Eine abweichende Beurteilung ergibt sich insbesondere auch dann nicht, wenn man zugunsten des Antragstellers die Einreichung von designgegenständlichen Darstellungen auf einem USB-Stick auf Grundlage der in § 6 Abs. 4 GeschmMV bzw. § 7 Abs. 5 DesignV getroffenen Bestimmungen als eine für die Zuerkennung des Anmeldetags geeignete Wiedergabe des Designs i. S. des § 11 Abs. 2 Nr. 3, Abs. 4 DesignG akzeptieren würde und eine Rücksendung des USB-Sticks an den Anmelder daher nicht hätte erfolgen dürfen. Denn dies ändert nichts daran, das ein Anmeldetag nur einer solchen Anmeldung zuerkannt werden kann, deren Inhalt zweifelsfrei feststeht, da ansonsten eine Priorität der Anmeldung zu Lasten Dritter begründet würde, ohne dass die prioritätsbegründenden Voraussetzungen vorgelegen haben. Daher kann auch nicht zugunsten des Anmelders unterstellt werden, dass die auf dem am 28. Dezember 2011 eingereichten USB-Stick enthaltenen den auf der am 19. April 2012 eingereichten DVD evtl. vorhandenen Darstellungen und/oder den am 22. Oktober 2012 in Papierform eingereichten Designs entsprechen.

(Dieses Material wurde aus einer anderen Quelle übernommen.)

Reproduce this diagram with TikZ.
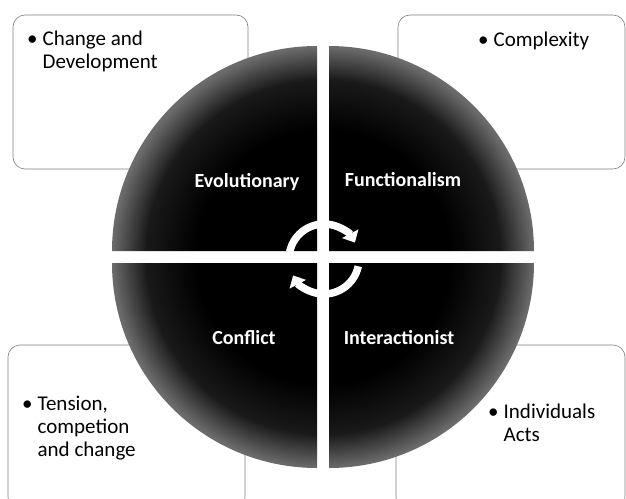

3. Begründet ist die Beschwerde allerdings insoweit, als die Designstelle festgestellt hat, dass auch am Tag der Einreichung der in der Akte befindlichen DVD (Bl. 16 VA) am 19. April 2012 keine zur Bekanntmachung geeignete Wiedergabe eines Designs nach § 11 Abs. 2 Satz 1 Nr. 3 GeschmMG i. V. m. § 6 GeschmMV vorlag.

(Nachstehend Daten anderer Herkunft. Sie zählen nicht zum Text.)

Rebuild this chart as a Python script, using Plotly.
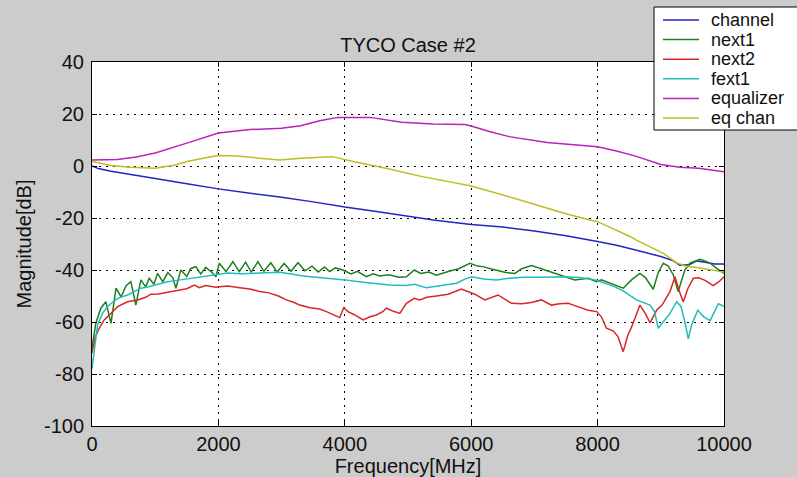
import plotly.graph_objects as go

# ---- series data (frequency in MHz, magnitude in dB) ----
series_names = ["channel", "next1", "next2", "fext1", "equalizer", "eq chan"]
series_colors = ["#2424c4", "#1f7f1f", "#d92626", "#22bcbc", "#b822b8", "#bdbd22"]

channel_f = [0, 100, 300, 700, 1000, 1500, 2000, 2500, 3000, 3500, 4000, 4500, 5000,
             5400, 6000, 6500, 7000, 7500, 8000, 8300, 8600, 9000, 9200, 9300, 9450,
             9570, 9700, 9850, 10000]
channel_db = [0, -1.0, -2.0, -3.5, -4.8, -6.8, -8.8, -10.5, -12.0, -13.8, -15.8, -17.5,
              -19.2, -20.8, -22.5, -23.5, -25.0, -26.8, -29.0, -30.5, -32.3, -34.8,
              -36.5, -38.2, -38.0, -36.5, -37.0, -37.7, -37.7]

next1_f = [0, 60, 140, 220, 300, 380, 460, 540, 615, 694, 773, 850, 905, 980, 1037,
           1120, 1200, 1280, 1327, 1406, 1500, 1560, 1644, 1720, 1800, 1880, 1960, 2014,
           2120, 2230, 2330, 2430, 2520, 2625, 2720, 2830, 2930, 3040, 3150, 3260, 3370,
           3480, 3580, 3680, 3760, 3850, 3970, 4100, 4200, 4340, 4450, 4550, 4700, 4850,
           4975, 5100, 5200, 5330, 5450, 5530, 5650, 5800, 5900, 5980, 6100, 6200, 6320,
           6450, 6550, 6690, 6800, 6955, 7100, 7250, 7430, 7640, 7850, 7985, 8060, 8195,
           8405, 8550, 8670, 8760, 8880, 8960, 9040, 9120, 9200, 9275, 9330, 9380, 9460,
           9570, 9620, 9700, 9780, 9885, 10000]
next1_db = [-70, -60.5, -54.7, -52.2, -60.5, -47, -50.3, -46, -44.5, -53.5, -43.8, -46.5,
            -43.2, -45.5, -41.3, -44.5, -41, -43, -47, -40, -42.5, -39.5, -38.7, -41.5,
            -39, -40.5, -42.6, -37.4, -40.6, -36.8, -40.6, -37, -40.8, -36.8, -40.5, -37.2,
            -40.8, -37.5, -40.5, -37.2, -40.3, -38.5, -40.8, -38.8, -40.6, -39.2, -40,
            -41.5, -40.5, -42.6, -41.5, -42.3, -41.8, -42.8, -42.6, -40, -41.3, -40.8, -42,
            -41.3, -40.5, -39.5, -38.2, -37.4, -38.5, -38.8, -39.6, -40.5, -41, -41.3, -39.5,
            -38.3, -39.5, -40.8, -42, -43.8, -43.2, -44.5, -43.8, -45.1, -47, -43.5, -41.3,
            -43, -47.4, -41, -37.4, -38.5, -42, -48.3, -44, -40, -37.4, -36.2, -35.9, -36.5,
            -37.4, -39.4, -41.3]

next2_f = [0, 50, 114, 193, 298, 404, 562, 720, 850, 931, 1050, 1196, 1300, 1406, 1500,
           1618, 1700, 1800, 1881, 1960, 2020, 2150, 2336, 2500, 2652, 2800, 2950, 3075,
           3200, 3286, 3450, 3600, 3710, 3800, 3920, 3983, 4050, 4150, 4290, 4400, 4500,
           4600, 4660, 4760, 4870, 4975, 5100, 5185, 5300, 5450, 5635, 5845, 5950, 6055,
           6215, 6300, 6425, 6550, 6640, 6800, 6950, 7110, 7270, 7400, 7535, 7650, 7745,
           7850, 7985, 8060, 8140, 8250, 8320, 8405, 8480, 8540, 8670, 8760, 8830, 8935,
           9020, 9145, 9225, 9290, 9355, 9430, 9515, 9600, 9700, 9830, 9920, 10000]
next2_db = [-72, -66, -62.4, -59.2, -56.7, -54.1, -52.2, -51.5, -50.5, -49.3, -49.2, -48.6,
            -48.2, -47.7, -47.2, -45.8, -46.8, -46, -46.2, -46.6, -46.4, -46.2, -46.8,
            -47.3, -48.3, -48.8, -50, -51.5, -52.5, -53.5, -54.5, -55, -56, -57, -58.3,
            -54.5, -56, -57.2, -59.2, -58, -57.3, -56, -54.7, -55.8, -56.7, -52.8, -50.9,
            -51.5, -50.5, -50, -49.3, -47.3, -48.2, -49.3, -51.5, -50.8, -49.6, -51.5,
            -52.8, -53, -52.5, -51.5, -53.5, -53, -52.8, -53.8, -54.7, -55.5, -56, -58,
            -62.4, -63.5, -65.5, -71.4, -65, -61.8, -53.5, -57, -60.3, -55.4, -53.5, -48.3,
            -42.6, -48, -52.2, -47, -43.2, -43, -44, -46, -44.5, -42.6]

fext1_f = [0, 45, 87, 166, 245, 320, 404, 562, 650, 773, 880, 985, 1100, 1196, 1400,
           1618, 1800, 1935, 2146, 2350, 2546, 2750, 2969, 3150, 3340, 3550, 3760, 4000,
           4290, 4500, 4710, 4975, 5105, 5290, 5500, 5767, 5900, 6005, 6200, 6400, 6600,
           6822, 7100, 7480, 7720, 7960, 8115, 8250, 8405, 8615, 8830, 8900, 8960, 9040,
           9145, 9250, 9320, 9380, 9435, 9490, 9540, 9585, 9680, 9780, 9850, 9910, 10000]
fext1_db = [-78, -68.8, -61.2, -56.7, -54.1, -52.5, -50.9, -49.6, -48.5, -47, -46.5, -45.8,
            -45, -44.5, -43.8, -43, -42.2, -41.7, -41.2, -41.4, -41.3, -41, -40.9, -41.5,
            -42.3, -42.8, -43.2, -43.8, -44.7, -45.2, -45.8, -46, -45.5, -46.8, -46, -45.1,
            -43.5, -42.6, -43.5, -43.8, -43.2, -42.8, -42.8, -42.6, -42.9, -43.8, -45.1,
            -46.2, -48, -51.5, -53.5, -56, -62.4, -59.8, -56.7, -52.2, -54, -60, -66.5, -61,
            -58, -55.5, -58, -59.5, -56, -53, -54]

equalizer_f = [0, 400, 700, 1000, 1500, 2000, 2500, 3000, 3300, 3600, 3900, 4400, 4900,
               5400, 5900, 6000, 6300, 6600, 7200, 7600, 8000, 8300, 8600, 9000, 9300,
               9600, 10000]
equalizer_db = [2.3, 2.5, 3.5, 5.0, 8.8, 12.7, 14.0, 14.5, 15.5, 17.4, 18.7, 18.7, 16.8,
                16.2, 16.0, 15.4, 13.2, 11.3, 9.0, 8.2, 7.4, 5.8, 3.8, 0.6, -0.5, -0.9, -2.2]

eqchan_f = [0, 300, 600, 1000, 1300, 1500, 1800, 2000, 2300, 2550, 2970, 3300, 3600, 3800,
            4130, 4650, 5170, 5440, 6000, 6680, 7470, 7880, 8000, 8520, 8615, 9040, 9250,
            9410, 9570, 10000]
eqchan_db = [1.7, 0.2, -0.5, -0.9, 0.3, 1.7, 3.2, 4.0, 3.8, 3.3, 2.3, 3.0, 3.3, 3.6, 1.7,
             -0.9, -3.8, -5.1, -7.7, -12.4, -18.2, -20.8, -21.4, -27.2, -28.5, -33.6, -37.2,
             -38.7, -39.0, -40.8]

x_ticks = [0, 2000, 4000, 6000, 8000, 10000]
y_ticks = [-100, -80, -60, -40, -20, 0, 20, 40]

freqs = [channel_f, next1_f, next2_f, fext1_f, equalizer_f, eqchan_f]
mags = [channel_db, next1_db, next2_db, fext1_db, equalizer_db, eqchan_db]

FONT = "Arial, Liberation Sans, sans-serif"
W, H = 797, 477
L, R, T, B = 92, 73, 62, 51
PW, PH = W - L - R, H - T - B

fig = go.Figure()
for name, color, f, m in zip(series_names, series_colors, freqs, mags):
    fig.add_trace(go.Scatter(x=f, y=m, mode="lines", name=name,
                             line=dict(color=color, width=1.5)))

axis_common = dict(
    ticks="inside", ticklen=5, tickcolor="black",
    showline=True, linecolor="black", linewidth=1, mirror="ticks",
    showgrid=True, gridcolor="black", gridwidth=1, griddash="2px,5px",
    zeroline=False, tickfont=dict(family=FONT, size=20, color="#111"),
)

fig.update_layout(
    width=W, height=H,
    paper_bgcolor="#cccccc", plot_bgcolor="white",
    margin=dict(l=L, r=R, t=T, b=B, autoexpand=False),
    showlegend=False,
    title=dict(text="TYCO Case #2", x=0.5, xref="paper", xanchor="center",
               y=1 - 45 / H, yref="container", yanchor="middle",
               font=dict(family=FONT, size=20, color="#111")),
    xaxis=dict(range=[0, 10000], tickmode="array", tickvals=x_ticks,
               ticktext=[str(v) for v in x_ticks],
               title=dict(text="Frequency[MHz]", standoff=3,
                          font=dict(family=FONT, size=20, color="#111")),
               **axis_common),
    yaxis=dict(range=[-100, 40], tickmode="array", tickvals=y_ticks,
               ticktext=[str(v) for v in y_ticks], ticklabelstandoff=3,
               title=dict(text="Magnitude[dB]", standoff=6,
                          font=dict(family=FONT, size=20, color="#111")),
               **axis_common),
)

# Legend box drawn in the upper right corner, partly over the axes
def px_x(p):
    return (p - L) / PW

def px_y(p):
    return (H - B - p) / PH

box_left, box_top, box_bottom = 654, 7, 130
fig.add_shape(type="rect", xref="paper", yref="paper",
              x0=px_x(box_left), x1=px_x(W + 5), y0=px_y(box_bottom), y1=px_y(box_top),
              fillcolor="white", line=dict(color="black", width=1), layer="above")
row0, row_step = 20, 19.6
for i, (name, color) in enumerate(zip(series_names, series_colors)):
    yy = row0 + i * row_step
    fig.add_shape(type="line", xref="paper", yref="paper",
                  x0=px_x(663), x1=px_x(699), y0=px_y(yy), y1=px_y(yy),
                  line=dict(color=color, width=1.5), layer="above")
    fig.add_annotation(text=name, xref="paper", yref="paper",
                       x=px_x(709), y=px_y(yy), xanchor="left", yanchor="middle",
                       showarrow=False, font=dict(family=FONT, size=18, color="#111"))

fig.write_html("out.html")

Denn ausweislich der in der Amtsakte befindlichen E-Mail des Registraturleiters L… vom 23. Juli 2013 (Bl. 76 VA), der Datenträgerprüfung durch Herrn K…, Ref. 2.4.3.d vom 26. Juli 2013 (Bl. 78 VA) sowie des Vermerks vom 1. August 2013 (Bl. 87 VA) enthält die DVD drei Dateien, nach dem Vermerk des Herrn K… eine Session mit Datum 17. April 2012 und 3 Bilddateien vom Dezember 2011. In den vorgenannten Vermerken ist zwar ausgeführt, dass der Datenträger bei früheren Prüfungen leer gewesen sei. Feststellungen dazu, dass die auf der DVD gespeicherten Dateien nachträglich z. B. bei der Akteneinsicht eingefügt bzw. abgespeichert worden sind, hat die Designstelle jedoch nicht getroffen. Dafür bieten sich dem Senat auch keine Anhaltspunkte. Die Designstelle hat auch keine Feststellungen dazu getroffen, dass es sich bei der in der Amtsakte befindlichen DVD nicht (mehr) um den am 19. April 2012 vom Anmelder eingereichten Datenträger handelt; auch insoweit bieten sich dem Senat keine Anhaltspunkte für eine Veränderung oder einen Austausch des Datenträgers.
Die Voraussetzungen für die Zuerkennung des Anmeldetags nach § 13 Abs. 1 DesingG sind daher unter Berücksichtigung der am 19. April 2012 vom Anmelder eingereichten DVD (Bl. 16 VA), bei dem es sich um einen nach § 6 Abs. 4 GeschmMV bzw. § 7 Abs. 5 DesignV zugelassenen Datenträger handelt, zu prüfen. Enthält diese zur Bekanntmachung geeignete Wiedergaben des Designs i. S. des § 11 Abs. 2 Nr. 3 DesignG und genügt die Anmeldung bezogen auf den Tag des Eingangs der DVD auch den weiteren Anmeldungserfordernissen, ist der Anmeldetag nach dem Tag des Eingangs der DVD zu bestimmen (§ 16 Abs. 4 Satz 2 DesignG).
Für diesen Fall ist anzumerken, dass der Inhalt der Anmeldung und insbesondere der Gegenstand des eingetragenen Designs sich nach den auf der DVD evtl. vorhandenen Darstellungen, nicht jedoch nach den am 22. Oktober 2012 in Papierform eingereichten Designs (Bl. 27 – 35 VA) bestimmt.